**Goal**: Repeat, exactly, the run of lines that opens with the line containing "Write a component" and closes with the line containing "Chart.register(...registerables);", and leave all other lines out.

**Provided data**:
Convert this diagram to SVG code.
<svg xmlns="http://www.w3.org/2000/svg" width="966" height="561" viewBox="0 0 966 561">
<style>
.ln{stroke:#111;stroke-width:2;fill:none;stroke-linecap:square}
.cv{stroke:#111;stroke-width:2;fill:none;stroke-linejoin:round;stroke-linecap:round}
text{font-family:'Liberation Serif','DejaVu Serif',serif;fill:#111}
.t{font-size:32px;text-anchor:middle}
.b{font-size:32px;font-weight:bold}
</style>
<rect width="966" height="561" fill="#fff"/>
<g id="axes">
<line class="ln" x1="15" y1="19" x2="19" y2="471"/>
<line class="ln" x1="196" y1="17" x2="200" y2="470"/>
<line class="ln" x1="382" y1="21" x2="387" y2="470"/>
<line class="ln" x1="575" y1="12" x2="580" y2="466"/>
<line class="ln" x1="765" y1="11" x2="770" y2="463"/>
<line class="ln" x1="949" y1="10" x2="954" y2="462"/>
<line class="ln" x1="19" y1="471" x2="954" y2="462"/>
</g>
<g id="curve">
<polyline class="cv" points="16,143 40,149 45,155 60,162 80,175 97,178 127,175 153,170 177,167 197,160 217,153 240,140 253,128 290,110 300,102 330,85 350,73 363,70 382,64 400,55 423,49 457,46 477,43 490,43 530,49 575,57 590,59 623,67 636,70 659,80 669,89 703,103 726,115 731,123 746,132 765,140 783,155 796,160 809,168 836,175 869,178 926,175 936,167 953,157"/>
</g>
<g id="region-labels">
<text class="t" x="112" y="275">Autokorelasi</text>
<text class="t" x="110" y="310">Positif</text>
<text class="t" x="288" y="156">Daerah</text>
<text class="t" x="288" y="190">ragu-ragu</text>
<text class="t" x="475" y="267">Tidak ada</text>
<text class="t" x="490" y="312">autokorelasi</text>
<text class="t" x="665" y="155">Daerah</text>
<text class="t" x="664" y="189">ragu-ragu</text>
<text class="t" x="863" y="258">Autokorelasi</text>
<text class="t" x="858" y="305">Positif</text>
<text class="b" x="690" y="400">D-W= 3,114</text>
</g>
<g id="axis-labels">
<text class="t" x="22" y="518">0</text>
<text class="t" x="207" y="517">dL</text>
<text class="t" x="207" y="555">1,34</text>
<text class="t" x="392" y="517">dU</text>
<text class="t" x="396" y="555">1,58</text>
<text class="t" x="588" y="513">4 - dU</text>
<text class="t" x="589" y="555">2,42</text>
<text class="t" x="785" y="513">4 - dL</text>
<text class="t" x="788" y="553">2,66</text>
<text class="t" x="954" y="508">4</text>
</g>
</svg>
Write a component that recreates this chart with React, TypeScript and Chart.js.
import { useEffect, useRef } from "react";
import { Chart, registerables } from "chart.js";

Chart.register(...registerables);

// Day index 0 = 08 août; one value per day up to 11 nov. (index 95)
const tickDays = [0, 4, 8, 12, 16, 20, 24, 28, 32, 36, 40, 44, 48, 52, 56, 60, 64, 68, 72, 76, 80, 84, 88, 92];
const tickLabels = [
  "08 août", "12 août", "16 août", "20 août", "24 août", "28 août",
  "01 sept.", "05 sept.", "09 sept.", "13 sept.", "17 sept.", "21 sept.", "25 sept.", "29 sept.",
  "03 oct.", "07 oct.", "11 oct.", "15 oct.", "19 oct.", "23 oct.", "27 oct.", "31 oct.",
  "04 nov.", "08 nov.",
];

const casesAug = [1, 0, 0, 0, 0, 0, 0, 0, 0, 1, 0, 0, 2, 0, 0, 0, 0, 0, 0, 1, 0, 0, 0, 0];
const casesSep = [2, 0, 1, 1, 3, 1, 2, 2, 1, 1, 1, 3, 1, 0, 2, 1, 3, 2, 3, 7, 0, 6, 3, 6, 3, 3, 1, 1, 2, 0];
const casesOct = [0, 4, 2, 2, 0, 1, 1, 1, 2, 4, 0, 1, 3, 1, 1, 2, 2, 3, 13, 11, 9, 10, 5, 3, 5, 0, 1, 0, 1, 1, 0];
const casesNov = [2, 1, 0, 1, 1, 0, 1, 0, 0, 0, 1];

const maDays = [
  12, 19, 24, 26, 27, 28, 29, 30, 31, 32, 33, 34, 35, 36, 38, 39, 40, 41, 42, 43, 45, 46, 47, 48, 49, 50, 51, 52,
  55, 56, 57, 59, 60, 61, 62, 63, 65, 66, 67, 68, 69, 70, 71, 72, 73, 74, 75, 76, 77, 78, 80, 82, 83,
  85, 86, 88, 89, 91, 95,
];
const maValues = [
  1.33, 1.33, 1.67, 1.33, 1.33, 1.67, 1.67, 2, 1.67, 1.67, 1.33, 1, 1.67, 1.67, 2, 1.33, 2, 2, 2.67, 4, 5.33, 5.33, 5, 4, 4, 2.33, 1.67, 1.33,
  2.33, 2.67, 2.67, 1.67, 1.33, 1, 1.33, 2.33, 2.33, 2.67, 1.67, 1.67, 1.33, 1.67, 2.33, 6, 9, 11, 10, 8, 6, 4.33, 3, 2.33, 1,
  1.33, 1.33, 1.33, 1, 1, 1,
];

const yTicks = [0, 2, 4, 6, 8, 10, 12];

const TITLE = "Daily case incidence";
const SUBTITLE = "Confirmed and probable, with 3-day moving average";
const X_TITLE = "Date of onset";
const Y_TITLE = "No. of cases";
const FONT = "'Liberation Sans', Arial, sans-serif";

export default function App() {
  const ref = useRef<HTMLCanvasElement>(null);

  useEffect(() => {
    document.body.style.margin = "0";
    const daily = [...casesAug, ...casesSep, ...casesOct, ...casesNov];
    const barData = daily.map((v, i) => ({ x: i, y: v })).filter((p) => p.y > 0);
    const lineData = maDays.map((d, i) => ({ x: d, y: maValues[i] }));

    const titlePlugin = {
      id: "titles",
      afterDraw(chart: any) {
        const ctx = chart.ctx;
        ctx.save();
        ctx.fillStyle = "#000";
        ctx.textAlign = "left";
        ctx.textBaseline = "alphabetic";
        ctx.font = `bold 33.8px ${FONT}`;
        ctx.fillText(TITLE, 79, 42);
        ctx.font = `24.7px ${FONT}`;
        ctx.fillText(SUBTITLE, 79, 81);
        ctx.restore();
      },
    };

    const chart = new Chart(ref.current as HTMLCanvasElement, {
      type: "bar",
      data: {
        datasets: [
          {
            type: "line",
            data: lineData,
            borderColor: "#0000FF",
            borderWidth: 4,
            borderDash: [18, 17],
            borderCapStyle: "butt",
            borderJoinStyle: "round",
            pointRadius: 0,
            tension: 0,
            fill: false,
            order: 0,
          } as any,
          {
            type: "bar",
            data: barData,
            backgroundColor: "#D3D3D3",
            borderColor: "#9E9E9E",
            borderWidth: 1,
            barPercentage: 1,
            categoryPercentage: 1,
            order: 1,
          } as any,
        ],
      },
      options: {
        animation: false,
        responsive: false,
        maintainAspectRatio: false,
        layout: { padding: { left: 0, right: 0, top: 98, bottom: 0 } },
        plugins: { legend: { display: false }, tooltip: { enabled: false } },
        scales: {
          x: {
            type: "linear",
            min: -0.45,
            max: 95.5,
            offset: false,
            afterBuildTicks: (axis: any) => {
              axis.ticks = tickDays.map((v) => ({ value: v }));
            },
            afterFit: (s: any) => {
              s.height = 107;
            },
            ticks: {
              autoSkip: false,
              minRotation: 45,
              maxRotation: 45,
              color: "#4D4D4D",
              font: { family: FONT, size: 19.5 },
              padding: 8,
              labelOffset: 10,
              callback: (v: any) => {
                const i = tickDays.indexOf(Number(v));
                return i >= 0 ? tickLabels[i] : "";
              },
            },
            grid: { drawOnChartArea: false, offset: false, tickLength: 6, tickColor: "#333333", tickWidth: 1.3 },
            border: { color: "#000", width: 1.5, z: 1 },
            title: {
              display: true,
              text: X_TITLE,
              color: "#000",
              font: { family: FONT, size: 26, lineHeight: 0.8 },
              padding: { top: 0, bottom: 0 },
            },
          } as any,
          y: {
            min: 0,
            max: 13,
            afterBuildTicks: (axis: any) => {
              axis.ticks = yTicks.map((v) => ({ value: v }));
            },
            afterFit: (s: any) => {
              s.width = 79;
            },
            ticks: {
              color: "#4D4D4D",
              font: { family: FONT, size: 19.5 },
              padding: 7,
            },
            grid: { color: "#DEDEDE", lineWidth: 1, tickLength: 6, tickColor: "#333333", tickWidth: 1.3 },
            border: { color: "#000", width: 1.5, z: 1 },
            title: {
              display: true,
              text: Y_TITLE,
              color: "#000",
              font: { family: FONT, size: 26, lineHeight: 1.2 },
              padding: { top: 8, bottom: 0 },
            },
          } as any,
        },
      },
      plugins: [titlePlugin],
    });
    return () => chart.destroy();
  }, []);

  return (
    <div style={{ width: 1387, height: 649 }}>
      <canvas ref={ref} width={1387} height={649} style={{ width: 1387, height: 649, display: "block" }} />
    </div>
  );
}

**The response**:
Write a component that recreates this chart with React, TypeScript and Chart.js.
import { useEffect, useRef } from "react";
import { Chart, registerables } from "chart.js";

Chart.register(...registerables);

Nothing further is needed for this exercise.